TASK OBJECTIVE
Write out all the entries word for word and omit any pictures.

[start SUPPLIED DATA]

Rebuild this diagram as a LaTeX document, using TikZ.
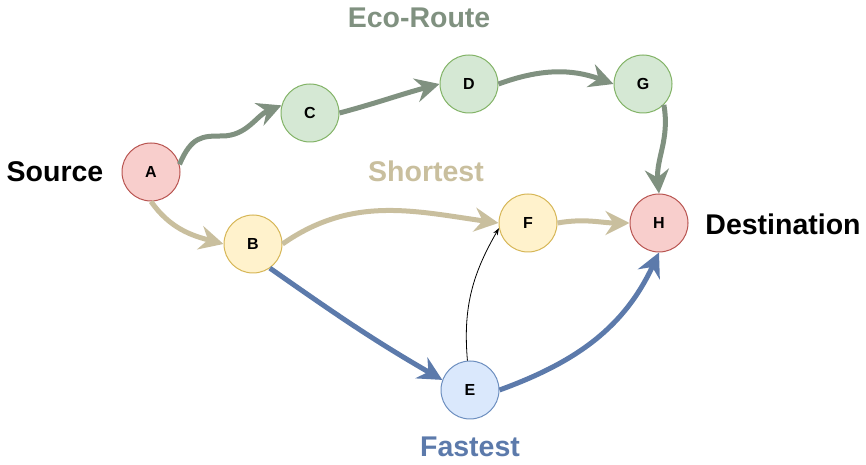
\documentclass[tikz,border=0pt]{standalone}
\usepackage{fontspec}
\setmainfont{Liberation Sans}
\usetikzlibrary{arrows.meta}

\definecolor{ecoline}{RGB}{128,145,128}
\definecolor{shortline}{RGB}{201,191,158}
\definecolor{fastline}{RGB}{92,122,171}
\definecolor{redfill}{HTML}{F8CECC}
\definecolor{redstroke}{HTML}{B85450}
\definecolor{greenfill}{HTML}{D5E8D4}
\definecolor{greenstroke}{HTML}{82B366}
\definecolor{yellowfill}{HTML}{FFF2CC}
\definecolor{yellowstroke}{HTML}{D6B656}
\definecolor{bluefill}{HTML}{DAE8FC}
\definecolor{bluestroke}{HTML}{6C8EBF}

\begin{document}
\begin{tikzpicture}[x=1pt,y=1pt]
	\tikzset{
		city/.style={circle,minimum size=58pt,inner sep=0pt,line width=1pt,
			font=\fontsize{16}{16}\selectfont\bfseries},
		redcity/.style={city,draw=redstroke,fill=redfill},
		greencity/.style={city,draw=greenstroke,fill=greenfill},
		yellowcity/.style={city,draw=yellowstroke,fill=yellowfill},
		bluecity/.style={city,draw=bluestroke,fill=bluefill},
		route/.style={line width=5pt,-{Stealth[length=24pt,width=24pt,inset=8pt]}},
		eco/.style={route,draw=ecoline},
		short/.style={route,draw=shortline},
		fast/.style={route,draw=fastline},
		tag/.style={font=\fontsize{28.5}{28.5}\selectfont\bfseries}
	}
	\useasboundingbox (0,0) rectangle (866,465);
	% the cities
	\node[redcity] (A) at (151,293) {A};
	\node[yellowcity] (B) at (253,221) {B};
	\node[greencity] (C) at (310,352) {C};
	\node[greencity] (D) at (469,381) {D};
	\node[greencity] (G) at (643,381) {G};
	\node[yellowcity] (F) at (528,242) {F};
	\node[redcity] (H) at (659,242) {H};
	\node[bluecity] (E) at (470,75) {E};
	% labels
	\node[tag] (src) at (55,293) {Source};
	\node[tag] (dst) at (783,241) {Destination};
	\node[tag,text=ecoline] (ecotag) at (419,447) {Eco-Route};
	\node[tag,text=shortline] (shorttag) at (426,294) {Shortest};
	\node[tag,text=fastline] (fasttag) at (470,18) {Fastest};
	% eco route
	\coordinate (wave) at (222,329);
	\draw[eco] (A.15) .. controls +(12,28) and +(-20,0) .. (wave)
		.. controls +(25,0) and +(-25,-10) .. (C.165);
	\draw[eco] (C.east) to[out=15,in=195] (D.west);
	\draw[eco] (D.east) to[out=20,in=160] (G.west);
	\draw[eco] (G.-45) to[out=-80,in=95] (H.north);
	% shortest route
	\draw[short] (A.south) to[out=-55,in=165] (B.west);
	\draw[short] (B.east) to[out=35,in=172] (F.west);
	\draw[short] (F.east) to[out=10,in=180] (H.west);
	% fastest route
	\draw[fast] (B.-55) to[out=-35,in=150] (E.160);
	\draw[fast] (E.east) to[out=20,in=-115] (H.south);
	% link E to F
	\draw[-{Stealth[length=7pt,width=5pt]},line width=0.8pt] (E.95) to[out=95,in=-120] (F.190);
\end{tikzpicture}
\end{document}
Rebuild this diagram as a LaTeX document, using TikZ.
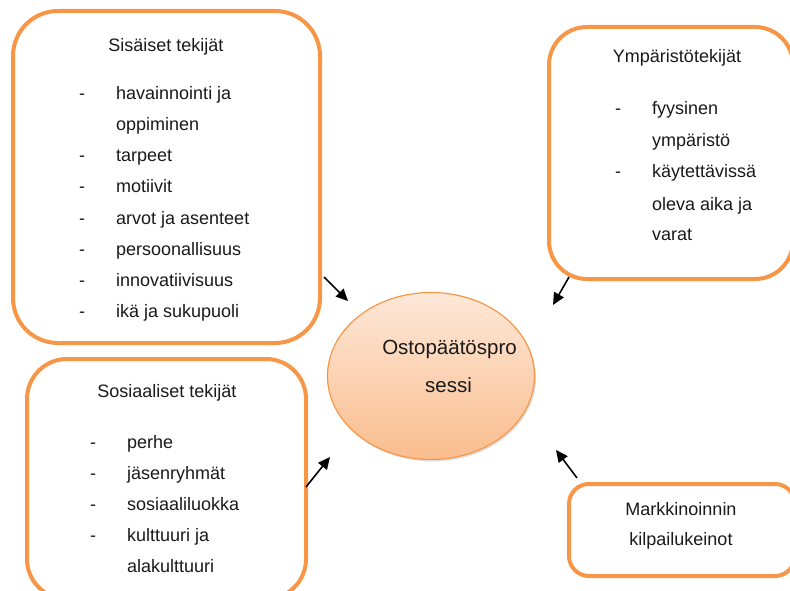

[end SUPPLIED DATA]

RESPONSE TO THE TASK
Rebuild this diagram as a LaTeX document, using TikZ.
\documentclass[tikz,border=0pt]{standalone}
\usepackage{fontspec}
\setmainfont{Liberation Sans}
\usetikzlibrary{arrows.meta}

\definecolor{ecoline}{RGB}{128,145,128}
\definecolor{shortline}{RGB}{201,191,158}
\definecolor{fastline}{RGB}{92,122,171}
\definecolor{redfill}{HTML}{F8CECC}
\definecolor{redstroke}{HTML}{B85450}
\definecolor{greenfill}{HTML}{D5E8D4}
\definecolor{greenstroke}{HTML}{82B366}
\definecolor{yellowfill}{HTML}{FFF2CC}
\definecolor{yellowstroke}{HTML}{D6B656}
\definecolor{bluefill}{HTML}{DAE8FC}
\definecolor{bluestroke}{HTML}{6C8EBF}

\begin{document}
\begin{tikzpicture}[x=1pt,y=1pt]
	\tikzset{
		city/.style={circle,minimum size=58pt,inner sep=0pt,line width=1pt,
			font=\fontsize{16}{16}\selectfont\bfseries},
		redcity/.style={city,draw=redstroke,fill=redfill},
		greencity/.style={city,draw=greenstroke,fill=greenfill},
		yellowcity/.style={city,draw=yellowstroke,fill=yellowfill},
		bluecity/.style={city,draw=bluestroke,fill=bluefill},
		route/.style={line width=5pt,-{Stealth[length=24pt,width=24pt,inset=8pt]}},
		eco/.style={route,draw=ecoline},
		short/.style={route,draw=shortline},
		fast/.style={route,draw=fastline},
		tag/.style={font=\fontsize{28.5}{28.5}\selectfont\bfseries}
	}
	\useasboundingbox (0,0) rectangle (866,465);
	% the cities
	\node[redcity] (A) at (151,293) {A};
	\node[yellowcity] (B) at (253,221) {B};
	\node[greencity] (C) at (310,352) {C};
	\node[greencity] (D) at (469,381) {D};
	\node[greencity] (G) at (643,381) {G};
	\node[yellowcity] (F) at (528,242) {F};
	\node[redcity] (H) at (659,242) {H};
	\node[bluecity] (E) at (470,75) {E};
	% labels
	\node[tag] (src) at (55,293) {Source};
	\node[tag] (dst) at (783,241) {Destination};
	\node[tag,text=ecoline] (ecotag) at (419,447) {Eco-Route};
	\node[tag,text=shortline] (shorttag) at (426,294) {Shortest};
	\node[tag,text=fastline] (fasttag) at (470,18) {Fastest};
	% eco route
	\coordinate (wave) at (222,329);
	\draw[eco] (A.15) .. controls +(12,28) and +(-20,0) .. (wave)
		.. controls +(25,0) and +(-25,-10) .. (C.165);
	\draw[eco] (C.east) to[out=15,in=195] (D.west);
	\draw[eco] (D.east) to[out=20,in=160] (G.west);
	\draw[eco] (G.-45) to[out=-80,in=95] (H.north);
	% shortest route
	\draw[short] (A.south) to[out=-55,in=165] (B.west);
	\draw[short] (B.east) to[out=35,in=172] (F.west);
	\draw[short] (F.east) to[out=10,in=180] (H.west);
	% fastest route
	\draw[fast] (B.-55) to[out=-35,in=150] (E.160);
	\draw[fast] (E.east) to[out=20,in=-115] (H.south);
	% link E to F
	\draw[-{Stealth[length=7pt,width=5pt]},line width=0.8pt] (E.95) to[out=95,in=-120] (F.190);
\end{tikzpicture}
\end{document}
Rebuild this diagram as a LaTeX document, using TikZ.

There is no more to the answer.